** start Supplied data **

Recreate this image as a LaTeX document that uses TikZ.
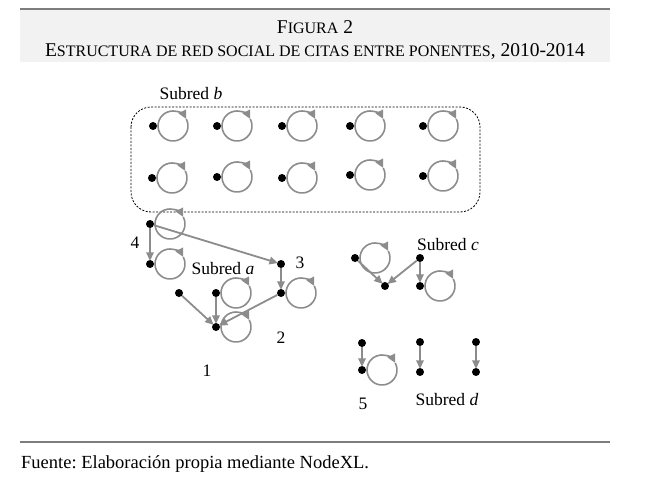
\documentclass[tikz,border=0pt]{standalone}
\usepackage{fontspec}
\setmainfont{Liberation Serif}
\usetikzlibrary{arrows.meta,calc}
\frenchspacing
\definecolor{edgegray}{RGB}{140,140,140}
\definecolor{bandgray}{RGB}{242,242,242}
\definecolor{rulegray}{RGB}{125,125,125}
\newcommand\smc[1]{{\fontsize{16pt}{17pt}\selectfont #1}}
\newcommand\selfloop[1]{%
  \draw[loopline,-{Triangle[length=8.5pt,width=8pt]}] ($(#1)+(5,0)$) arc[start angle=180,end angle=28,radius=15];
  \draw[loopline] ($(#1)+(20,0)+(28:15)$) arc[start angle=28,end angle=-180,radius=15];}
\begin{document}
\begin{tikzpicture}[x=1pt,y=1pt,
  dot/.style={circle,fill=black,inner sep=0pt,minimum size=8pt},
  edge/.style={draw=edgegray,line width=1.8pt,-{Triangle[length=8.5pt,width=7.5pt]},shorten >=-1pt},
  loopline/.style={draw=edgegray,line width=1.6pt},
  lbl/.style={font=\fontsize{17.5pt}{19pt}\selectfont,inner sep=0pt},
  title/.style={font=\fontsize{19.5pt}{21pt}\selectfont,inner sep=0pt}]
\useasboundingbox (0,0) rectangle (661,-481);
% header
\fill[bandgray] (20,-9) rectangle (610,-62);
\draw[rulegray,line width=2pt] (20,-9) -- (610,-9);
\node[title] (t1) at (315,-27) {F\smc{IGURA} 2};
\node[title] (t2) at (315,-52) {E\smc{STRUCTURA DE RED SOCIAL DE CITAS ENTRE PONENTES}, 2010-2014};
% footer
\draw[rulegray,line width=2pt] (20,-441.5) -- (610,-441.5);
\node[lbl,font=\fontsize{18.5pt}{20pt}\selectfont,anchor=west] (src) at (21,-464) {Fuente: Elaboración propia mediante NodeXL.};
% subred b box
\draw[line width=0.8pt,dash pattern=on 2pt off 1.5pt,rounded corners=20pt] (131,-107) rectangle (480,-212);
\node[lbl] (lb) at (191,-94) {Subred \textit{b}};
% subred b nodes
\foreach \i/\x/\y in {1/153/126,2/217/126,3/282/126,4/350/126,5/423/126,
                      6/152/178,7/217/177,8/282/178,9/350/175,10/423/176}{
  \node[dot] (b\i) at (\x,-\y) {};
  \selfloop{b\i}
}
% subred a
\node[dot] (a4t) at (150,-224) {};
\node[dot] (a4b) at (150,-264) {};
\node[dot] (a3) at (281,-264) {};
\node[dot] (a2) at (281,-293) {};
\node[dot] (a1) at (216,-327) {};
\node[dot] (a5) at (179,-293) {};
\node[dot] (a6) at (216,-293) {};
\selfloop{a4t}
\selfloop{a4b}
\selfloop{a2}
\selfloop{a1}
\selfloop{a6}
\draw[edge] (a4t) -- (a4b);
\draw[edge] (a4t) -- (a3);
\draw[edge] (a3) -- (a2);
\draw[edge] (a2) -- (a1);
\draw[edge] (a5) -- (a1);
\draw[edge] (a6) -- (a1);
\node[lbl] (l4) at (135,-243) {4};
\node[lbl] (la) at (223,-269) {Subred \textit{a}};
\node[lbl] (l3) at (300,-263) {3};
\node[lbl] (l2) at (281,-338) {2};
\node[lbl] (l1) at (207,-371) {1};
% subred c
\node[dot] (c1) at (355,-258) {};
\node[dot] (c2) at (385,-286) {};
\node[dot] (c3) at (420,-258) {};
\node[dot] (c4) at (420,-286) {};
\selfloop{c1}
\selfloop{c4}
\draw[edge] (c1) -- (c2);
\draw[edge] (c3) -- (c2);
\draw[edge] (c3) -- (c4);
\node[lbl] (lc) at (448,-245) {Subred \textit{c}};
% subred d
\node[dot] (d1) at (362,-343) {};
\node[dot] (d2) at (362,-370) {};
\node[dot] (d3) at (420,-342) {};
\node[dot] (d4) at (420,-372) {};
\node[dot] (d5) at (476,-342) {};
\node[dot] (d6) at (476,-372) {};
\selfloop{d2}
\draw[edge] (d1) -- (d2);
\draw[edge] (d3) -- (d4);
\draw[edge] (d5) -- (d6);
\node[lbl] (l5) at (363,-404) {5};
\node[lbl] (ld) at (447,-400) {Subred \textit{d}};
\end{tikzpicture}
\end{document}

** end Supplied data **

* [Given exercise] Return the whole listing, word for word, and leave out every picture.

* [Solution to the problem]
Recreate this image as a LaTeX document that uses TikZ.
\documentclass[tikz,border=0pt]{standalone}
\usepackage{fontspec}
\setmainfont{Liberation Serif}
\usetikzlibrary{arrows.meta,calc}
\frenchspacing
\definecolor{edgegray}{RGB}{140,140,140}
\definecolor{bandgray}{RGB}{242,242,242}
\definecolor{rulegray}{RGB}{125,125,125}
\newcommand\smc[1]{{\fontsize{16pt}{17pt}\selectfont #1}}
\newcommand\selfloop[1]{%
  \draw[loopline,-{Triangle[length=8.5pt,width=8pt]}] ($(#1)+(5,0)$) arc[start angle=180,end angle=28,radius=15];
  \draw[loopline] ($(#1)+(20,0)+(28:15)$) arc[start angle=28,end angle=-180,radius=15];}
\begin{document}
\begin{tikzpicture}[x=1pt,y=1pt,
  dot/.style={circle,fill=black,inner sep=0pt,minimum size=8pt},
  edge/.style={draw=edgegray,line width=1.8pt,-{Triangle[length=8.5pt,width=7.5pt]},shorten >=-1pt},
  loopline/.style={draw=edgegray,line width=1.6pt},
  lbl/.style={font=\fontsize{17.5pt}{19pt}\selectfont,inner sep=0pt},
  title/.style={font=\fontsize{19.5pt}{21pt}\selectfont,inner sep=0pt}]
\useasboundingbox (0,0) rectangle (661,-481);
% header
\fill[bandgray] (20,-9) rectangle (610,-62);
\draw[rulegray,line width=2pt] (20,-9) -- (610,-9);
\node[title] (t1) at (315,-27) {F\smc{IGURA} 2};
\node[title] (t2) at (315,-52) {E\smc{STRUCTURA DE RED SOCIAL DE CITAS ENTRE PONENTES}, 2010-2014};
% footer
\draw[rulegray,line width=2pt] (20,-441.5) -- (610,-441.5);
\node[lbl,font=\fontsize{18.5pt}{20pt}\selectfont,anchor=west] (src) at (21,-464) {Fuente: Elaboración propia mediante NodeXL.};
% subred b box
\draw[line width=0.8pt,dash pattern=on 2pt off 1.5pt,rounded corners=20pt] (131,-107) rectangle (480,-212);
\node[lbl] (lb) at (191,-94) {Subred \textit{b}};
% subred b nodes
\foreach \i/\x/\y in {1/153/126,2/217/126,3/282/126,4/350/126,5/423/126,
                      6/152/178,7/217/177,8/282/178,9/350/175,10/423/176}{
  \node[dot] (b\i) at (\x,-\y) {};
  \selfloop{b\i}
}
% subred a
\node[dot] (a4t) at (150,-224) {};
\node[dot] (a4b) at (150,-264) {};
\node[dot] (a3) at (281,-264) {};
\node[dot] (a2) at (281,-293) {};
\node[dot] (a1) at (216,-327) {};
\node[dot] (a5) at (179,-293) {};
\node[dot] (a6) at (216,-293) {};
\selfloop{a4t}
\selfloop{a4b}
\selfloop{a2}
\selfloop{a1}
\selfloop{a6}
\draw[edge] (a4t) -- (a4b);
\draw[edge] (a4t) -- (a3);
\draw[edge] (a3) -- (a2);
\draw[edge] (a2) -- (a1);
\draw[edge] (a5) -- (a1);
\draw[edge] (a6) -- (a1);
\node[lbl] (l4) at (135,-243) {4};
\node[lbl] (la) at (223,-269) {Subred \textit{a}};
\node[lbl] (l3) at (300,-263) {3};
\node[lbl] (l2) at (281,-338) {2};
\node[lbl] (l1) at (207,-371) {1};
% subred c
\node[dot] (c1) at (355,-258) {};
\node[dot] (c2) at (385,-286) {};
\node[dot] (c3) at (420,-258) {};
\node[dot] (c4) at (420,-286) {};
\selfloop{c1}
\selfloop{c4}
\draw[edge] (c1) -- (c2);
\draw[edge] (c3) -- (c2);
\draw[edge] (c3) -- (c4);
\node[lbl] (lc) at (448,-245) {Subred \textit{c}};
% subred d
\node[dot] (d1) at (362,-343) {};
\node[dot] (d2) at (362,-370) {};
\node[dot] (d3) at (420,-342) {};
\node[dot] (d4) at (420,-372) {};
\node[dot] (d5) at (476,-342) {};
\node[dot] (d6) at (476,-372) {};
\selfloop{d2}
\draw[edge] (d1) -- (d2);
\draw[edge] (d3) -- (d4);
\draw[edge] (d5) -- (d6);
\node[lbl] (l5) at (363,-404) {5};
\node[lbl] (ld) at (447,-400) {Subred \textit{d}};
\end{tikzpicture}
\end{document}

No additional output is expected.